◆ DATA
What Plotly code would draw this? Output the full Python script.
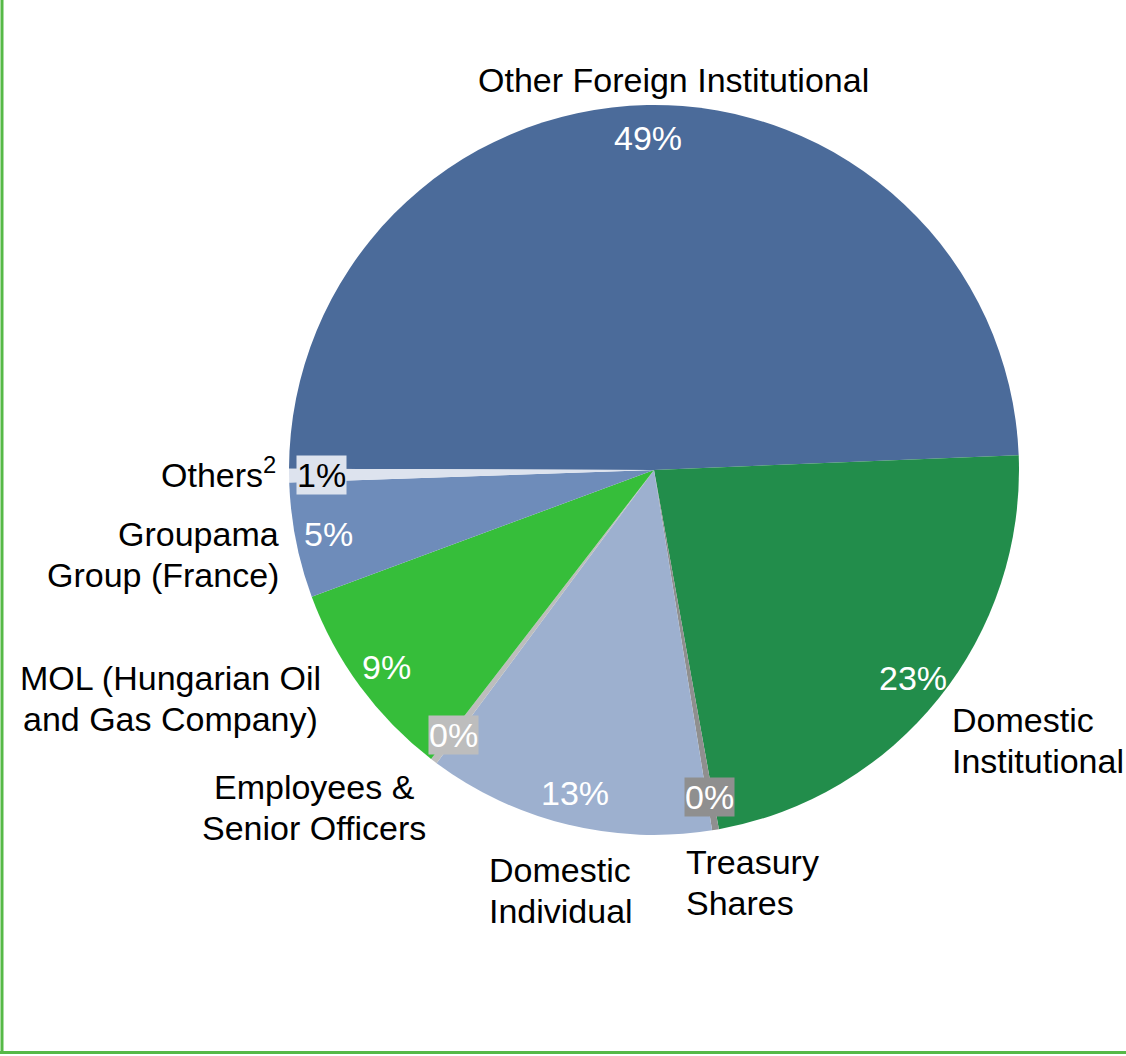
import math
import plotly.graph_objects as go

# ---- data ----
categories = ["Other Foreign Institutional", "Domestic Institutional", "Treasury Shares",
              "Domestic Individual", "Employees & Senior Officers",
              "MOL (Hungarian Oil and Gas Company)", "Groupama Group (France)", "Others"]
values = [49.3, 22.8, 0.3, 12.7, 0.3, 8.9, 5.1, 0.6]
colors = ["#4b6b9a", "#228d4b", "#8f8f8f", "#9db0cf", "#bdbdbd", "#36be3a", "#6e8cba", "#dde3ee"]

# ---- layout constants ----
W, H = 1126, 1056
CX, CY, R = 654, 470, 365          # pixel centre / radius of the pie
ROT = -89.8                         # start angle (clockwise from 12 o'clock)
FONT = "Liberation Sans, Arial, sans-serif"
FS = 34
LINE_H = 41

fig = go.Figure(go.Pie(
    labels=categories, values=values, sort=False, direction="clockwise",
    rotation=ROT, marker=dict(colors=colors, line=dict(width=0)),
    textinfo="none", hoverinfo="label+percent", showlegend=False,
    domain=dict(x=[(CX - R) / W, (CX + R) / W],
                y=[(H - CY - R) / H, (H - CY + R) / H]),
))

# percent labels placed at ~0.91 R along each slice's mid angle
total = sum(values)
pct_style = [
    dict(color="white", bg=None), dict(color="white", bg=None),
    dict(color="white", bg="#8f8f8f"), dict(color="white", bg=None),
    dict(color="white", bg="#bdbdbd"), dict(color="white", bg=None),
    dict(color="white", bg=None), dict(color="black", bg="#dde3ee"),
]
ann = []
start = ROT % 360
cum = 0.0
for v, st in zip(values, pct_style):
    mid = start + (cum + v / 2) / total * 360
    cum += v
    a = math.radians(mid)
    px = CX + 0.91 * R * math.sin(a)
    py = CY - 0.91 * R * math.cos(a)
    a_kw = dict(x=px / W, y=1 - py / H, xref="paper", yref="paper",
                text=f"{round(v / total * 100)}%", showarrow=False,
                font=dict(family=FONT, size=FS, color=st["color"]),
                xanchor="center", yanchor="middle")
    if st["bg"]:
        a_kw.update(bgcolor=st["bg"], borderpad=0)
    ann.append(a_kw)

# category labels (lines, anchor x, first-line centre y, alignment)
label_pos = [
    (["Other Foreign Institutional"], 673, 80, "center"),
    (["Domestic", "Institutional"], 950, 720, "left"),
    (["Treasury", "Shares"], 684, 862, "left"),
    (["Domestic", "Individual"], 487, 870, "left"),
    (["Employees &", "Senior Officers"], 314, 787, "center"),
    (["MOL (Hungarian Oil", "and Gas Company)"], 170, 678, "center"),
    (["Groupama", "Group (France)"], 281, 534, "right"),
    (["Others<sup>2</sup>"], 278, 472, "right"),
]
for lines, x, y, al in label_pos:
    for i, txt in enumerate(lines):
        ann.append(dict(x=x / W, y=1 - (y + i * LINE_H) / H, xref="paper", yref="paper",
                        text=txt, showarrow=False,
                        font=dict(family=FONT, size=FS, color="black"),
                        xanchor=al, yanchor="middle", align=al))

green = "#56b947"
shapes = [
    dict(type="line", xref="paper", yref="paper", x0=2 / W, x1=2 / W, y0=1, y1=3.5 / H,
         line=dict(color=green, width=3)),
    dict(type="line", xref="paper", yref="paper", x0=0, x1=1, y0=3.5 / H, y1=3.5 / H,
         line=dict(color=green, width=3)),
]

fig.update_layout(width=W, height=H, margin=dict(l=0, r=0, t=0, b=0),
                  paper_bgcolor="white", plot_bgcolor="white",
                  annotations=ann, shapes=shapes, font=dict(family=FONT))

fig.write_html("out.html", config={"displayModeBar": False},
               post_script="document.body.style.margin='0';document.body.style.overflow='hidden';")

◆ SET EXERCISE
Omitting all pictures, restate exactly the lines of the material from its start through the line that contains "LINE_H = 41".

◆ THE OUTPUT
What Plotly code would draw this? Output the full Python script.
import math
import plotly.graph_objects as go

# ---- data ----
categories = ["Other Foreign Institutional", "Domestic Institutional", "Treasury Shares",
              "Domestic Individual", "Employees & Senior Officers",
              "MOL (Hungarian Oil and Gas Company)", "Groupama Group (France)", "Others"]
values = [49.3, 22.8, 0.3, 12.7, 0.3, 8.9, 5.1, 0.6]
colors = ["#4b6b9a", "#228d4b", "#8f8f8f", "#9db0cf", "#bdbdbd", "#36be3a", "#6e8cba", "#dde3ee"]

# ---- layout constants ----
W, H = 1126, 1056
CX, CY, R = 654, 470, 365          # pixel centre / radius of the pie
ROT = -89.8                         # start angle (clockwise from 12 o'clock)
FONT = "Liberation Sans, Arial, sans-serif"
FS = 34
LINE_H = 41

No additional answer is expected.